Slower than expected
I got sick, so that put a damper on things. And watch was a little busier than expected. So I’ve fallen behind.
Firstly and most importantly, and perhaps unsurprisingly, the quality of the course plan is not very high. Claude has me reading entire RFCs. Ok, I’m not sure that’s the best way to learn something. I find RFCs not to be written for the uninitiated at all. You kind of have to know your way around before diving into one of these. I mean, it’s interesting, but I don’t understand most of it.
So I’ve really had to supplement a lot, and I’m just using the slides as a sort of “touch point” for what I should be learning, not necessarily following the plan to the letter.
Secondly, I’m not sure if the pace is very realistic. Perhaps I’m trying to learn TLS a little too deeply, and therefore moving too slowly, but it was my intention from the beginning to learn TLS at a very deep level. So I’m watching lectures on cryptography – (this series, very good btw):
– and trying to get a firm grasp on what the heck modulo math is (I know the modulo operator, but modulo math involves number theory, with which I am painfully unfamiliar) before trying to understand the Diffie-Hellman Key Exchange, fundamental for TLS.
I have managed to gain a rudimentary intuition for what is happening in TLS however, and a very, very superficial understanding of the differences between TLS 1.3 and its predecessors. I’ve found the “paint-mixing” metaphor very useful as a mental model for how a shared key can be determined in public while also preventing eavesdroppers from figuring it out. But the math of it still evades my understanding by a good mile or two.

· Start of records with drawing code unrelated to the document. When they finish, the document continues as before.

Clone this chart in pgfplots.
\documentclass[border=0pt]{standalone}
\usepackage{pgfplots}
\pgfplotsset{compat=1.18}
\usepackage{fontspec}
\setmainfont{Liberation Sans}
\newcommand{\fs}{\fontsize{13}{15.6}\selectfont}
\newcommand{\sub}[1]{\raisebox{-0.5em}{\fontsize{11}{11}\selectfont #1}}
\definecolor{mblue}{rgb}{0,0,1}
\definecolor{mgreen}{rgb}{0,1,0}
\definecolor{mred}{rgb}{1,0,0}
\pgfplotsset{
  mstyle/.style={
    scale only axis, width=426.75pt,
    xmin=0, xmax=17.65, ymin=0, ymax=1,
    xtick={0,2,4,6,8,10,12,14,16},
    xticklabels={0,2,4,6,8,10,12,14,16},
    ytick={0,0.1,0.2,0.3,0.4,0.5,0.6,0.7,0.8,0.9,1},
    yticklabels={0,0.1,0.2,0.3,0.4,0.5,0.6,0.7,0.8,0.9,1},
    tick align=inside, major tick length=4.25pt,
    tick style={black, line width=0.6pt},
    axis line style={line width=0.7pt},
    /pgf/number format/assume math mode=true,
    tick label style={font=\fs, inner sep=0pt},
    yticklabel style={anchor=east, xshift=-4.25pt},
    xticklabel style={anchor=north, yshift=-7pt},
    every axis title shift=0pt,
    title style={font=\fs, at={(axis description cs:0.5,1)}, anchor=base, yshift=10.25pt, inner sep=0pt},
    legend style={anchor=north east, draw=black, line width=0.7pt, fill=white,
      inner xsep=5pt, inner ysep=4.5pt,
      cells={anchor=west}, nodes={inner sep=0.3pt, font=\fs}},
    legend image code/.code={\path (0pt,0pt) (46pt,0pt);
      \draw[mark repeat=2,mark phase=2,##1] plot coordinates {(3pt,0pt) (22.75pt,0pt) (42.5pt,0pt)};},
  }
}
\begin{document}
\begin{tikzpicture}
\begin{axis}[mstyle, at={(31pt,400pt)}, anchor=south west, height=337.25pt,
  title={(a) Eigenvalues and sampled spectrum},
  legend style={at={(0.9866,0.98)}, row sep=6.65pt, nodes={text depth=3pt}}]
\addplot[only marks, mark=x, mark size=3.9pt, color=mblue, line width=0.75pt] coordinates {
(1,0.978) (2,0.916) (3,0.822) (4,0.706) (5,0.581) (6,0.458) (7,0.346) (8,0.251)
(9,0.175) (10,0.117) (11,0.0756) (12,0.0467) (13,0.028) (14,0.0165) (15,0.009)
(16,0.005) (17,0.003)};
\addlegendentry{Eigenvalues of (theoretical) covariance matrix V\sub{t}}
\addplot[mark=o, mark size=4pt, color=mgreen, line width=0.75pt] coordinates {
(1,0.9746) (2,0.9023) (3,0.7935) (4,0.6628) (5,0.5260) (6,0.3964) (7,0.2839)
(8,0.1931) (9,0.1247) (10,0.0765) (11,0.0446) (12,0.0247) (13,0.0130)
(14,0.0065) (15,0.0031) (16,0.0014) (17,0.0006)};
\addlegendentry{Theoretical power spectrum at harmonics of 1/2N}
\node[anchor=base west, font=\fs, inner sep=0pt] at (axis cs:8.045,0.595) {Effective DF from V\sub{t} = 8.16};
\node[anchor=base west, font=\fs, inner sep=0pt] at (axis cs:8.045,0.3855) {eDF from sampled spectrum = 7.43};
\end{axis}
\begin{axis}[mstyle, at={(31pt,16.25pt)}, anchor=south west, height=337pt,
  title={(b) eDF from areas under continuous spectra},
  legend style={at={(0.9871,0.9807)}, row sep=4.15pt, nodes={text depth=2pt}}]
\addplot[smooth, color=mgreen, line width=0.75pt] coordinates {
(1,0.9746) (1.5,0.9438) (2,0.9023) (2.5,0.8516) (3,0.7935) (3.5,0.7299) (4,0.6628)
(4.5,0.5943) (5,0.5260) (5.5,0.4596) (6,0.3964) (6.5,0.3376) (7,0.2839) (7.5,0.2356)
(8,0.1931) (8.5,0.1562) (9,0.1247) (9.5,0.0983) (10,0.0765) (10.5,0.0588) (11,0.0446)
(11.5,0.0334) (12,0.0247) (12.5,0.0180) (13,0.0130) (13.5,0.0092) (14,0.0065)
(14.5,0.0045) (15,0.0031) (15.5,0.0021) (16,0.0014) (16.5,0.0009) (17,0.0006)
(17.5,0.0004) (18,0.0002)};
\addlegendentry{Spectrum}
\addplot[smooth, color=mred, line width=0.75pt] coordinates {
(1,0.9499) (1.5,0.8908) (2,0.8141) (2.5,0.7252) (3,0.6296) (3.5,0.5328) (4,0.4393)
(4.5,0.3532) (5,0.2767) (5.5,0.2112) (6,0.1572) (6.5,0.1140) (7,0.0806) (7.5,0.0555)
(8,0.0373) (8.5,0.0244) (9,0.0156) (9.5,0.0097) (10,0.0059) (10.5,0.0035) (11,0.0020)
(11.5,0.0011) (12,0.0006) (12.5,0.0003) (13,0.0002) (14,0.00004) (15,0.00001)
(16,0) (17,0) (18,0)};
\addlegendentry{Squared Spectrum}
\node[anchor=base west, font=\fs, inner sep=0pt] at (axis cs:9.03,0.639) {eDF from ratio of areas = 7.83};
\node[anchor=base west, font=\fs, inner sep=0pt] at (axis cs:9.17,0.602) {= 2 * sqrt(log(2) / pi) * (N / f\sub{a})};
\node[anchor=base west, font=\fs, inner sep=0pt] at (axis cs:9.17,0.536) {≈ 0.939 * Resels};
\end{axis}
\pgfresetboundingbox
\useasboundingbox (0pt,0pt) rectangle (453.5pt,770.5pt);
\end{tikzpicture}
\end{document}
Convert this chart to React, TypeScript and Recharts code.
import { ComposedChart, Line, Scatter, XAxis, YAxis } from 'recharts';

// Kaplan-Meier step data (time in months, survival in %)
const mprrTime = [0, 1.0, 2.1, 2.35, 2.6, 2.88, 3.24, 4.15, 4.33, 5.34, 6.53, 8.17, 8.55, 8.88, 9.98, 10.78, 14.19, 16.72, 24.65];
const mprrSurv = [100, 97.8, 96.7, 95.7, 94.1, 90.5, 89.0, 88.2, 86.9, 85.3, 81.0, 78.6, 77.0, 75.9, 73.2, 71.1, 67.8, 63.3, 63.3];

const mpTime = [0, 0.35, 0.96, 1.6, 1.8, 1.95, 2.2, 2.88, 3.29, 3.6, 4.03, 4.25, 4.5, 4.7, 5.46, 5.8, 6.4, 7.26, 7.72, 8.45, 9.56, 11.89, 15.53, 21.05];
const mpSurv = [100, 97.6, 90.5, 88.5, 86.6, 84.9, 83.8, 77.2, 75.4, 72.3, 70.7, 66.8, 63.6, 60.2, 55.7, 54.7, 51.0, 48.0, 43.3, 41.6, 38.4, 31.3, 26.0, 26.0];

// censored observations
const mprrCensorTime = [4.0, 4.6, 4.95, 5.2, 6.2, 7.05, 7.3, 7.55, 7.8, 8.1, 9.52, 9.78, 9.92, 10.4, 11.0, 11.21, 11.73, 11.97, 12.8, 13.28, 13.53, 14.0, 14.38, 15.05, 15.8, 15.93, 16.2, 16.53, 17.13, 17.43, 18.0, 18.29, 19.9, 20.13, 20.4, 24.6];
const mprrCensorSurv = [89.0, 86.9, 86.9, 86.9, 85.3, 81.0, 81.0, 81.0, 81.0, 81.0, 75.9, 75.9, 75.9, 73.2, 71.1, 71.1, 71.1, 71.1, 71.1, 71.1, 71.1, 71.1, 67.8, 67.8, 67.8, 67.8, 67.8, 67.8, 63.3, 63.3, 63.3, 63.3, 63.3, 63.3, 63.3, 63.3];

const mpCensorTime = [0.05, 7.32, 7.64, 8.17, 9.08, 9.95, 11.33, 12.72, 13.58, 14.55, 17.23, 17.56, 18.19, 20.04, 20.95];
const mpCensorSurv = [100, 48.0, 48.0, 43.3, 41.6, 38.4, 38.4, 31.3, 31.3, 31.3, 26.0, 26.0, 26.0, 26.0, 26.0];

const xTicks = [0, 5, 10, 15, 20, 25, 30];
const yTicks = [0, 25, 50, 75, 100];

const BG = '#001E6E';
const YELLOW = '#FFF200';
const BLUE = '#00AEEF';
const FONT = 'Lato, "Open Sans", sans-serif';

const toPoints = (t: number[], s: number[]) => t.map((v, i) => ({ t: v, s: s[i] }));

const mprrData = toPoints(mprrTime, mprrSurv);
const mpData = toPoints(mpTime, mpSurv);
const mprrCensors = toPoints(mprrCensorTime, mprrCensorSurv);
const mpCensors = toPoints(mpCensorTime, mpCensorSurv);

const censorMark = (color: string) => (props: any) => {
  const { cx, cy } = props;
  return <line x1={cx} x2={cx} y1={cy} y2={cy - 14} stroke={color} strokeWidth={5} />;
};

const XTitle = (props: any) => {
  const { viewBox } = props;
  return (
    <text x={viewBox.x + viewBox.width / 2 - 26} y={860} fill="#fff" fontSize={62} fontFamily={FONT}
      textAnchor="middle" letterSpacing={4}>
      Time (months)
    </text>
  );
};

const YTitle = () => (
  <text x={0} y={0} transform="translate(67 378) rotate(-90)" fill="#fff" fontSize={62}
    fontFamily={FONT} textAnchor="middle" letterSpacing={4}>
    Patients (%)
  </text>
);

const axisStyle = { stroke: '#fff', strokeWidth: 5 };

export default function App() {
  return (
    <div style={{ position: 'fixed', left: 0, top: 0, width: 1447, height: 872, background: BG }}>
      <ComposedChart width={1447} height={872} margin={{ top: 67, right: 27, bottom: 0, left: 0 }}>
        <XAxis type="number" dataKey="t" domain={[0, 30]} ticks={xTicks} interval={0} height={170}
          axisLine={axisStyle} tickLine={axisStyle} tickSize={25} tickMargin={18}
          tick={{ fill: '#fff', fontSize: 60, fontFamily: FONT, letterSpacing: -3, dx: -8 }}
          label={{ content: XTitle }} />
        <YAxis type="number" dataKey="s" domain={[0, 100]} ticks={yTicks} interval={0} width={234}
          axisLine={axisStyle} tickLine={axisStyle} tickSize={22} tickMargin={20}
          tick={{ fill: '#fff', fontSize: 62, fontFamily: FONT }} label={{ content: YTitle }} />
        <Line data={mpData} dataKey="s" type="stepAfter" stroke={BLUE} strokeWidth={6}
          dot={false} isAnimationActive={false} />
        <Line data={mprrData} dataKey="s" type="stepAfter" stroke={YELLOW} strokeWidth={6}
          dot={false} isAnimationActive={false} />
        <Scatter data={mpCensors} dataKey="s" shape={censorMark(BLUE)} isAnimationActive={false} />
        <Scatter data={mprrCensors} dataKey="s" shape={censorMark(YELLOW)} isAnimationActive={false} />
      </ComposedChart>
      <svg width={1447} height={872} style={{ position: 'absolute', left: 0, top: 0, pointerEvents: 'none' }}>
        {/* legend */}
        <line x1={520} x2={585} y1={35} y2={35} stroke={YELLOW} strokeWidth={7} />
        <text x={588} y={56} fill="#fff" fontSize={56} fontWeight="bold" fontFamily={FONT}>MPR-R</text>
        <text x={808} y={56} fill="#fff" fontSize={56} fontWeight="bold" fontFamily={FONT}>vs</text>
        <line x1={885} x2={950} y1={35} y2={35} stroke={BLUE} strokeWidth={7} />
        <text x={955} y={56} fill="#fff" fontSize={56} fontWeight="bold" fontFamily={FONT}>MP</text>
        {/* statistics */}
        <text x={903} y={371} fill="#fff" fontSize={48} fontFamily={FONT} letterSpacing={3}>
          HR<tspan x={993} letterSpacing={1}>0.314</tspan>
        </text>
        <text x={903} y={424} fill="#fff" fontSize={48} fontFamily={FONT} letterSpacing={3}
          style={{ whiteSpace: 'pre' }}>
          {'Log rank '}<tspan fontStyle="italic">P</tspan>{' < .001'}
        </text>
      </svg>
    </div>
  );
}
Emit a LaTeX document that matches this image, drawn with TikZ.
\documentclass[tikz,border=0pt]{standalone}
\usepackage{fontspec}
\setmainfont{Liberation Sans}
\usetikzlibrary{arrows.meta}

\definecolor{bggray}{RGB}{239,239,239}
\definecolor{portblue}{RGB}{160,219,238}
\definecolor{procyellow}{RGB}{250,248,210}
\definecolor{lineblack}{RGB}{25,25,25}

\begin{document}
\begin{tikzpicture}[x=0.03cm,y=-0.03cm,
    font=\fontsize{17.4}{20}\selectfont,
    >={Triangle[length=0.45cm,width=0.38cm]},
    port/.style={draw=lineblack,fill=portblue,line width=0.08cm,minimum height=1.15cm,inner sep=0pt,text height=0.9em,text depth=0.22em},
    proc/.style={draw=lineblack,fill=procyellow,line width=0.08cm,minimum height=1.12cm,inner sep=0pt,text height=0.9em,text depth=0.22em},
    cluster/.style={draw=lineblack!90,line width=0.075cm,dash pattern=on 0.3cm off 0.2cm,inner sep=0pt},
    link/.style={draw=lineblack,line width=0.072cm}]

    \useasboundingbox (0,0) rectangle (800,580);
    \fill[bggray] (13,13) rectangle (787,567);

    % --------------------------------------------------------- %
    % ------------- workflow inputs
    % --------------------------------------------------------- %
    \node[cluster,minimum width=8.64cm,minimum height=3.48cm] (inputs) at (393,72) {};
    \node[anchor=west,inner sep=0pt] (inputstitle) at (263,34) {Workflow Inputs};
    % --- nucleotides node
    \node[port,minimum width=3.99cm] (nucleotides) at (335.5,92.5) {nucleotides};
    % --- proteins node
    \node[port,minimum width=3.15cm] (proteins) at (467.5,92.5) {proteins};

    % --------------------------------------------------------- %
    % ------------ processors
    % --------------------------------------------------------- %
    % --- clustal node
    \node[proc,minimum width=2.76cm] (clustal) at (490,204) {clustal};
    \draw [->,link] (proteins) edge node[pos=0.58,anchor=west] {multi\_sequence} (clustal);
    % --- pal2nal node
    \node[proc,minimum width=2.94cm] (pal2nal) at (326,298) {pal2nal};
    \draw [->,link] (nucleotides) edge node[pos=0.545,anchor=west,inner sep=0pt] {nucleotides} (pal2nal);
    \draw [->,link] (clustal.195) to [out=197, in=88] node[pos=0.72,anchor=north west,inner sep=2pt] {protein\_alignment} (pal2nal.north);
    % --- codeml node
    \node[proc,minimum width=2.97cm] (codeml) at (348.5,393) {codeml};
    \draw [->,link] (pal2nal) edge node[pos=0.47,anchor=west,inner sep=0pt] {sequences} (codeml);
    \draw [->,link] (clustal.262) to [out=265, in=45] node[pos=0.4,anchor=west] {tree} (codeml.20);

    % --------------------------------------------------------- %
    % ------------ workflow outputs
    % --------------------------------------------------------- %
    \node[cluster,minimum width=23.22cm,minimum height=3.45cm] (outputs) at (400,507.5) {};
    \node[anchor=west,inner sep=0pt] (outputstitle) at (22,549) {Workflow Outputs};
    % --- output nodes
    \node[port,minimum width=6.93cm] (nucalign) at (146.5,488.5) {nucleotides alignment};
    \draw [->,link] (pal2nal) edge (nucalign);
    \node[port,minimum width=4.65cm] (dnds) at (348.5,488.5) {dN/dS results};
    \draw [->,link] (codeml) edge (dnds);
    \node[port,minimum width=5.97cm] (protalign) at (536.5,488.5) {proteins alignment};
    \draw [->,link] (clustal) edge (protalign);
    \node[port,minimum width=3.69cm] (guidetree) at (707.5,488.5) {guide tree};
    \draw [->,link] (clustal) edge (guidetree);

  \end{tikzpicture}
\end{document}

All that said, I am confident that what matters most is not keeping up with the plan that my AI assistant made (that would be a silly thing to prioritize) but that I’m systematically approaching an important topic in software and gaining a deep understanding of it. And I do feel that the “depth-first-search” approach I’m taking has served me well in the past. As a matter of fact, I happen to think that approaching a topic differently (i.e., to continue the imperfect analogy, a “breadth-first-search” approach), yields a sort of understanding that is both flimsy and fleeting, and is more likely to be off the mark. To put it simply, if I don’t understand fully what a high-level overview is referring to when they say ECDHE vs. RSA, reading that part of the overview is kind of a waste of my time.
To argue with myself however, a “BFS” approach has its merits in some cases. Sometimes you do just need a rough and ready sketch of something rather than a fully complete mental model. If I were to go down every single rabbit hole I’d never get anything done.
But for this, my goal is a deep understanding, so I’m going to go down every rabbit hole. We’ll see, I may feel differently in the next report!